[begin Information given]

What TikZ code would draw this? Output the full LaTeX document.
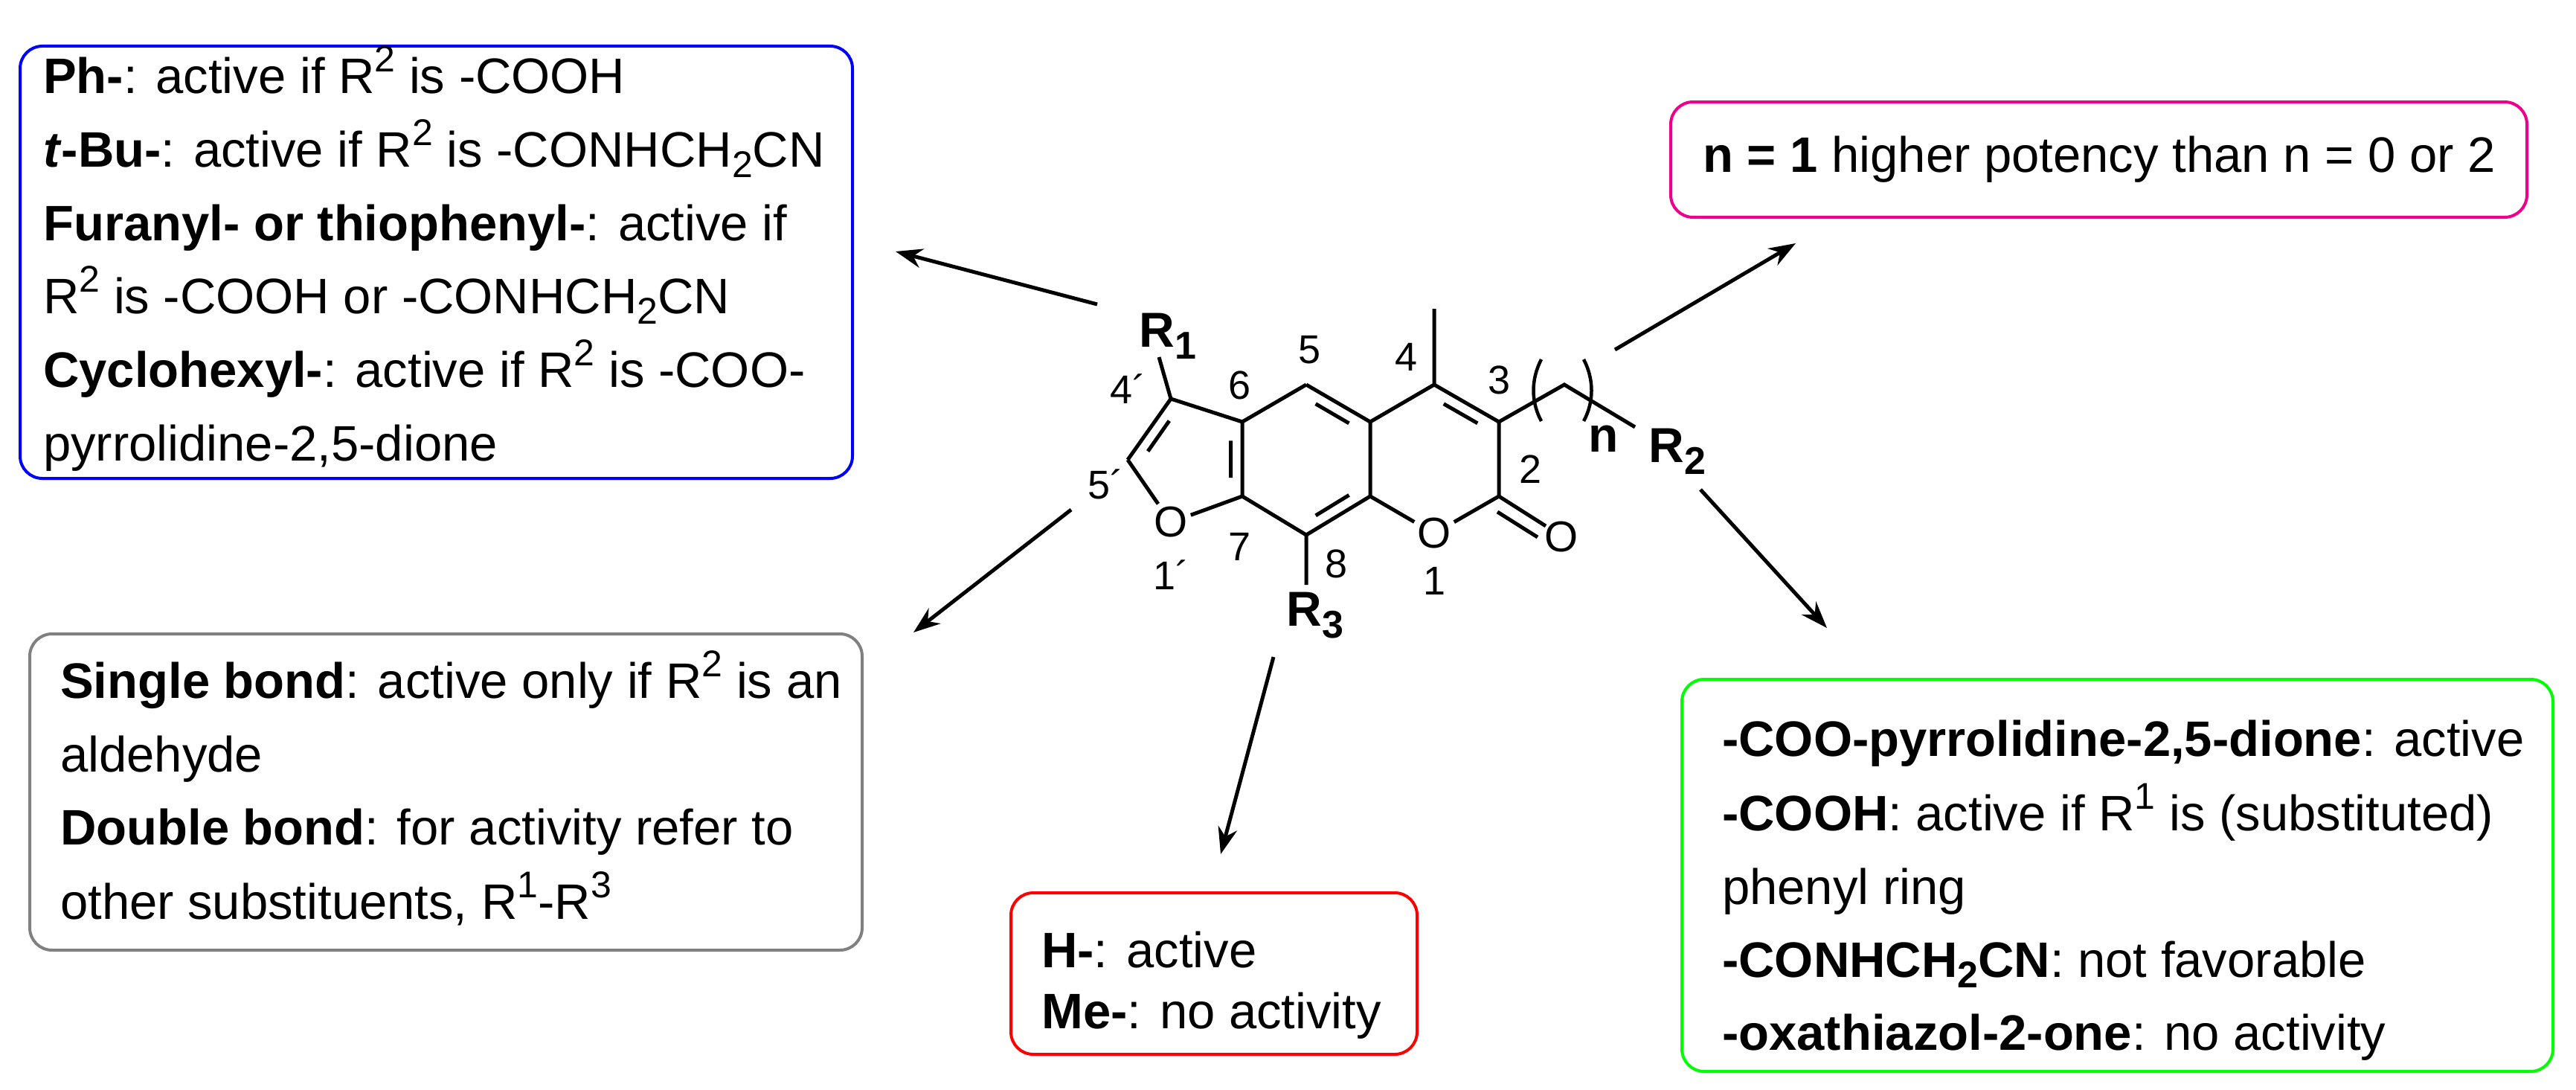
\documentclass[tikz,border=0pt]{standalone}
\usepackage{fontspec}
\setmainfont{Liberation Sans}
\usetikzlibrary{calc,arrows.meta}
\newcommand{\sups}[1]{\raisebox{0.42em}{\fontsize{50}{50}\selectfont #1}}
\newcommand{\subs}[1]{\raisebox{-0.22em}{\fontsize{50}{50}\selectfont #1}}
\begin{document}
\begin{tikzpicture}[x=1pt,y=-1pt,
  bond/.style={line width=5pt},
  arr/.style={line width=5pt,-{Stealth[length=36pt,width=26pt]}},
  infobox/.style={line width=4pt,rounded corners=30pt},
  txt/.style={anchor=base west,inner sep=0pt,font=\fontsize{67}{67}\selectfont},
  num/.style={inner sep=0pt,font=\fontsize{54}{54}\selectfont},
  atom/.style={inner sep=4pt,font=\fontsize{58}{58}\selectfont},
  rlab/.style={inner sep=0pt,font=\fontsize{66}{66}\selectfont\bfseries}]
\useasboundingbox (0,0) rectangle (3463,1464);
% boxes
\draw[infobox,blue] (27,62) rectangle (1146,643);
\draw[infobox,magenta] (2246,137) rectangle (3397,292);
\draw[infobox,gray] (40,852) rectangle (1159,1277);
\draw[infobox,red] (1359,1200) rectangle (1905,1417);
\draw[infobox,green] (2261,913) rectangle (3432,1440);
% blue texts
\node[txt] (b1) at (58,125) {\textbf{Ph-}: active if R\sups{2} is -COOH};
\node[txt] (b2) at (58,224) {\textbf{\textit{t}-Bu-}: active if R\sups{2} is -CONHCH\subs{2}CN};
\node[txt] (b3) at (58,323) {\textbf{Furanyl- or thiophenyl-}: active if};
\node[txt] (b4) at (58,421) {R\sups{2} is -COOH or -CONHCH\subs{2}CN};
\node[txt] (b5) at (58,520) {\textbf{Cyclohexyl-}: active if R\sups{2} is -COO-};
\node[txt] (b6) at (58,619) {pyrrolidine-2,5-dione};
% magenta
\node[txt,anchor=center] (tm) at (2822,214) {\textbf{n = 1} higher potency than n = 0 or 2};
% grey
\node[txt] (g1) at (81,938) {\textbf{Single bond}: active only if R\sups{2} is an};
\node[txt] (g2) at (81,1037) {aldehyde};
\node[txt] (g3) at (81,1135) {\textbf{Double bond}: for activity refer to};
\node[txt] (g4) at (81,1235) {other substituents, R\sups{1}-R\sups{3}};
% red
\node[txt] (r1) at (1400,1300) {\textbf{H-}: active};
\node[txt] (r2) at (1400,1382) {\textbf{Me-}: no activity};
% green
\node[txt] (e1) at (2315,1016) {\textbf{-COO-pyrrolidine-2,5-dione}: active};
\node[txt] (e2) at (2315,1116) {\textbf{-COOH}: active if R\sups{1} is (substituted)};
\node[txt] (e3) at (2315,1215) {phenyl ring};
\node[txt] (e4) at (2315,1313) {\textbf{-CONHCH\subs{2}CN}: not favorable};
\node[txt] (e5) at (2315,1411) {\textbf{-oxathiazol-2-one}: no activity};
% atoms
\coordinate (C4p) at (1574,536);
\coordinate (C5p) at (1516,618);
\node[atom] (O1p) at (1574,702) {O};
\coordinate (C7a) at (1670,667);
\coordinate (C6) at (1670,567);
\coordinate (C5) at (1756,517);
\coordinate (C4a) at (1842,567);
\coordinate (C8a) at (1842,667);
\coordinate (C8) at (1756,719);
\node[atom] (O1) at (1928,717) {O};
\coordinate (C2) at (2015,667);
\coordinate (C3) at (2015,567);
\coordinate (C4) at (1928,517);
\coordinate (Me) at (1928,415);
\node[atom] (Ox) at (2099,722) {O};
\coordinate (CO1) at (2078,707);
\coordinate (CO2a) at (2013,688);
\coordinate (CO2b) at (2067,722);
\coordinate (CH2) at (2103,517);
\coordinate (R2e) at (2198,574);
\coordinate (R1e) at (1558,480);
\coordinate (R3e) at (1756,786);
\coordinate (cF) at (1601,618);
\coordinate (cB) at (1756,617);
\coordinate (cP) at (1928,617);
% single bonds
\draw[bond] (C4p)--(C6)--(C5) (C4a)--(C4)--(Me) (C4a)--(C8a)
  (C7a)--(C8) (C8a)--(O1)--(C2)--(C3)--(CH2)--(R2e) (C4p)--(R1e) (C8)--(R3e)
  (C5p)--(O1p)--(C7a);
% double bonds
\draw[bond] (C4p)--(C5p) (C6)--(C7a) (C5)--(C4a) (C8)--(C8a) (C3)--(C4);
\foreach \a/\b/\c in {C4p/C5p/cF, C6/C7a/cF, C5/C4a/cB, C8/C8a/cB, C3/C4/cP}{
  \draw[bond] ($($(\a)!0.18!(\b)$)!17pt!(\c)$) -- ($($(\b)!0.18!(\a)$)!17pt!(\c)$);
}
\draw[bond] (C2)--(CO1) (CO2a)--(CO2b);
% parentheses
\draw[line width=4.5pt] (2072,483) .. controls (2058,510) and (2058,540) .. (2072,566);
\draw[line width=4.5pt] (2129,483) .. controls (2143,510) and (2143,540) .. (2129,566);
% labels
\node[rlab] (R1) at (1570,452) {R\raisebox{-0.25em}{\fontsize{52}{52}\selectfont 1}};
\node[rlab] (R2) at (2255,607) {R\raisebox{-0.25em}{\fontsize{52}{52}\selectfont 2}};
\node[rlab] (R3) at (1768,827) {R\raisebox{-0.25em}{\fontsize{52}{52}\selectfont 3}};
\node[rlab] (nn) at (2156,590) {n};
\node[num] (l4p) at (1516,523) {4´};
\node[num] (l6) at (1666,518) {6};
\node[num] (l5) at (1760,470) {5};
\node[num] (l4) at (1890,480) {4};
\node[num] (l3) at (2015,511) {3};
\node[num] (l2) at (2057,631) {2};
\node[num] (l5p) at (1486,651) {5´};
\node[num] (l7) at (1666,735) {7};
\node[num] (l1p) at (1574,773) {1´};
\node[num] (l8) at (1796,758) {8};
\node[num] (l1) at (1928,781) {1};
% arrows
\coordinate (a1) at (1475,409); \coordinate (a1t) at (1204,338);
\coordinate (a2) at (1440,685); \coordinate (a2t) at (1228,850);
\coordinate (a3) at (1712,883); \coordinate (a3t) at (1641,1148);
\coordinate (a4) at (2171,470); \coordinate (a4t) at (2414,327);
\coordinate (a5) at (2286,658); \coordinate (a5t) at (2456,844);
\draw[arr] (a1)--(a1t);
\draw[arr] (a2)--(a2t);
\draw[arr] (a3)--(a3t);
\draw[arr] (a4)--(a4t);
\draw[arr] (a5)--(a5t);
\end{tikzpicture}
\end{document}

[end Information given]
[begin Information given]

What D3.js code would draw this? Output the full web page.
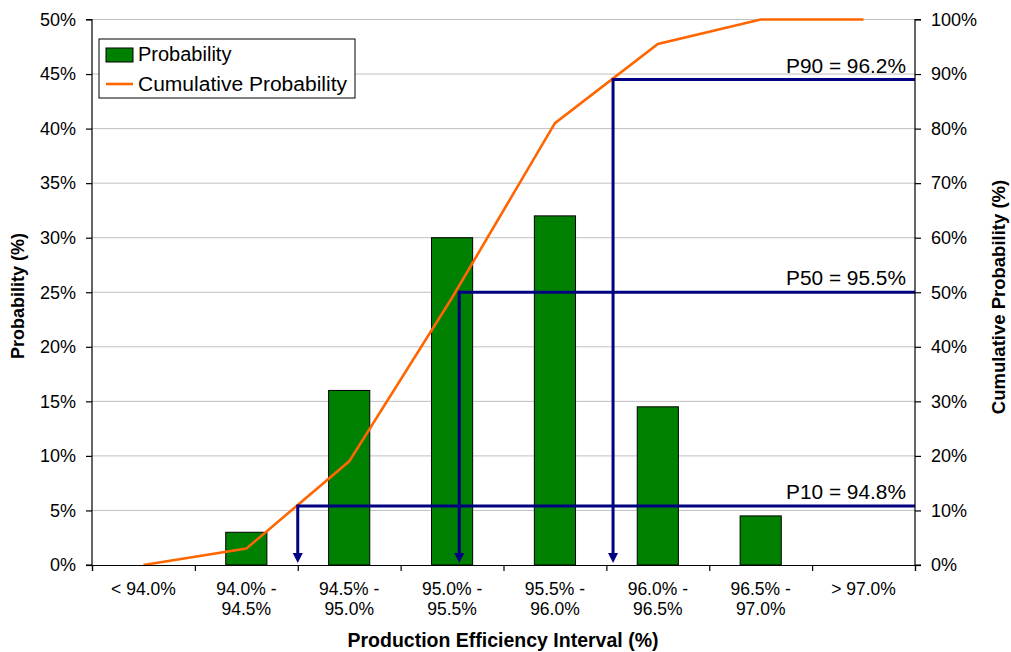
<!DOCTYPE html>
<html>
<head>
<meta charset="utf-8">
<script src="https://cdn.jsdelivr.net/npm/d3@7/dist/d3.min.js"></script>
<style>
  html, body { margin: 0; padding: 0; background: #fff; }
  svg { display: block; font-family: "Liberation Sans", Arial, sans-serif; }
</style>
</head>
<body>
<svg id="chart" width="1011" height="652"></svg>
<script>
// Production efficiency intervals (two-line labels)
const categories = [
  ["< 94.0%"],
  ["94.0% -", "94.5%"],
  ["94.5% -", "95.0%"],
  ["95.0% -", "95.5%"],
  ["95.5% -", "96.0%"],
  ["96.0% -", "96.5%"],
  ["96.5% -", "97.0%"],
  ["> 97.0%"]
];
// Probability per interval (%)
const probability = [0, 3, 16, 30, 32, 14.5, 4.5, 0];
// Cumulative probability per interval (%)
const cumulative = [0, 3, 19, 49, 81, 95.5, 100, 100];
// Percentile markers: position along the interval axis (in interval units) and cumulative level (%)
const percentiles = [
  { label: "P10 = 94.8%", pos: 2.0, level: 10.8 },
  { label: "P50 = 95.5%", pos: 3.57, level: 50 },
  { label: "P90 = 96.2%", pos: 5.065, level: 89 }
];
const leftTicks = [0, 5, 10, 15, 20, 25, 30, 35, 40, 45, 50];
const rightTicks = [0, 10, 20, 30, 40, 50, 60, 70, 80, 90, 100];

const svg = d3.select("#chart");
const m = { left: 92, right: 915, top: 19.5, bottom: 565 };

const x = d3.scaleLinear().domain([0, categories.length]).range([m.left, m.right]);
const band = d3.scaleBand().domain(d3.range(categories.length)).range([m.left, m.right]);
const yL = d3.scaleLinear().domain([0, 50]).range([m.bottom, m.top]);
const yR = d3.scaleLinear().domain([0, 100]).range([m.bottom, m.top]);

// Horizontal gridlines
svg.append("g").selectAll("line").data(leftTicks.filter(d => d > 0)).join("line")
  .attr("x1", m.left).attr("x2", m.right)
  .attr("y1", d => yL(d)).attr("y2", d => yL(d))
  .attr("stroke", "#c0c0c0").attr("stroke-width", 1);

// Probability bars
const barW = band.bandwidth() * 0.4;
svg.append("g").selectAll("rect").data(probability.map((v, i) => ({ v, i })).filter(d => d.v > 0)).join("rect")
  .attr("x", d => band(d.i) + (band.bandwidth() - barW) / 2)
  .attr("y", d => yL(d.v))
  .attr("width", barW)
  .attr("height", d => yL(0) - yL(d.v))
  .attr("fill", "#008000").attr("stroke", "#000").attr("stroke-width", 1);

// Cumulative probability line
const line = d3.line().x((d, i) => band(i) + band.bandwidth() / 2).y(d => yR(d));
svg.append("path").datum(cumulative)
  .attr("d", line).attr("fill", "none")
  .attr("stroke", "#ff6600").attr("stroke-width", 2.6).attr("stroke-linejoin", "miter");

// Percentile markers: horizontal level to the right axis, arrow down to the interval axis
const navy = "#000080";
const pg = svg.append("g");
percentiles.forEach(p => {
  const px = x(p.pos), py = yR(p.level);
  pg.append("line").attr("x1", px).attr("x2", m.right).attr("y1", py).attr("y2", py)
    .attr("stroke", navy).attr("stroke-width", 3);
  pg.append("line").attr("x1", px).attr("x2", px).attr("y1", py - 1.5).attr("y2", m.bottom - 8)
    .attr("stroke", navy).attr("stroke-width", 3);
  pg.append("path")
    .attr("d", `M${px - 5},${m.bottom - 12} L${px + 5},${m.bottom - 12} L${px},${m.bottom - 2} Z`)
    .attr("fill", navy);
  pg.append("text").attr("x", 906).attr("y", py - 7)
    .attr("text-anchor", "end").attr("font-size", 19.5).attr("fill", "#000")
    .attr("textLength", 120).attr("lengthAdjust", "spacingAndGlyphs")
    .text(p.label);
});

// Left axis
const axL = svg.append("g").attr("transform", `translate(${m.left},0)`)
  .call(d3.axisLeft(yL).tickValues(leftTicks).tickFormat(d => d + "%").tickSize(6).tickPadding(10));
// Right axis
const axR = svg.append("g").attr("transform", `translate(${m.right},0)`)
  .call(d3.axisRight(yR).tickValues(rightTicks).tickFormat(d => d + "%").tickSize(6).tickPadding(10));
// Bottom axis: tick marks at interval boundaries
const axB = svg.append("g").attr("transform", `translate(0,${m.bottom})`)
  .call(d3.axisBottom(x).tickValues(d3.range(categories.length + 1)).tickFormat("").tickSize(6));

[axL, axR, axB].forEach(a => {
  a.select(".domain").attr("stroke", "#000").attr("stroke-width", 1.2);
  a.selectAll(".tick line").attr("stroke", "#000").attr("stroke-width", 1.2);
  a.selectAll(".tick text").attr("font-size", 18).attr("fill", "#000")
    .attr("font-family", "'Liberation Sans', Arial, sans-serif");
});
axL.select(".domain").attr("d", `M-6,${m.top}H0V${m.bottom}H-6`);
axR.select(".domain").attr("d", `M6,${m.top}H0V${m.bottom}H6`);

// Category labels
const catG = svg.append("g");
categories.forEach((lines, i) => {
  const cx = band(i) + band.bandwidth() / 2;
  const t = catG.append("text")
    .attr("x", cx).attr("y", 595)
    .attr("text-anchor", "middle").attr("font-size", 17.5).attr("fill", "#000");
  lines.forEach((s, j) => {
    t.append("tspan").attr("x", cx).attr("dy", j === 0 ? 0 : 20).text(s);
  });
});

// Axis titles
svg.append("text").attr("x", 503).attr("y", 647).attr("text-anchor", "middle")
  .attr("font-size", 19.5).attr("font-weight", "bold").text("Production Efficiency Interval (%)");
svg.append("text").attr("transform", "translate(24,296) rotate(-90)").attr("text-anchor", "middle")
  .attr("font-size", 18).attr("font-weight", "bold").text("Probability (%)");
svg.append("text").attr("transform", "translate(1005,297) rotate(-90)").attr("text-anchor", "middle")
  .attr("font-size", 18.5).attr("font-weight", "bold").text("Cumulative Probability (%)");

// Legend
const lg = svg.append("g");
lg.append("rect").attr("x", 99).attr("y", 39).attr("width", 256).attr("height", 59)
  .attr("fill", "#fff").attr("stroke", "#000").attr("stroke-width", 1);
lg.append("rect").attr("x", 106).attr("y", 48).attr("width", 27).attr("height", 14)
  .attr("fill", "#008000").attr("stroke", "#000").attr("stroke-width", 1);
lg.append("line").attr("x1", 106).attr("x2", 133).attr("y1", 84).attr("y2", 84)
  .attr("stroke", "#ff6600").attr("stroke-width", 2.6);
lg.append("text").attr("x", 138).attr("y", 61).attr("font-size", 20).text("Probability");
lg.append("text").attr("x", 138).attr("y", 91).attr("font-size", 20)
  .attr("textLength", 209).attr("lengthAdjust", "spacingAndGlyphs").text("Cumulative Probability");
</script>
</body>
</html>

[end Information given]

• Goal:
Copy every line of the listing containing the string "this".

• Result:
What TikZ code would draw this? Output the full LaTeX document.
What D3.js code would draw this? Output the full web page.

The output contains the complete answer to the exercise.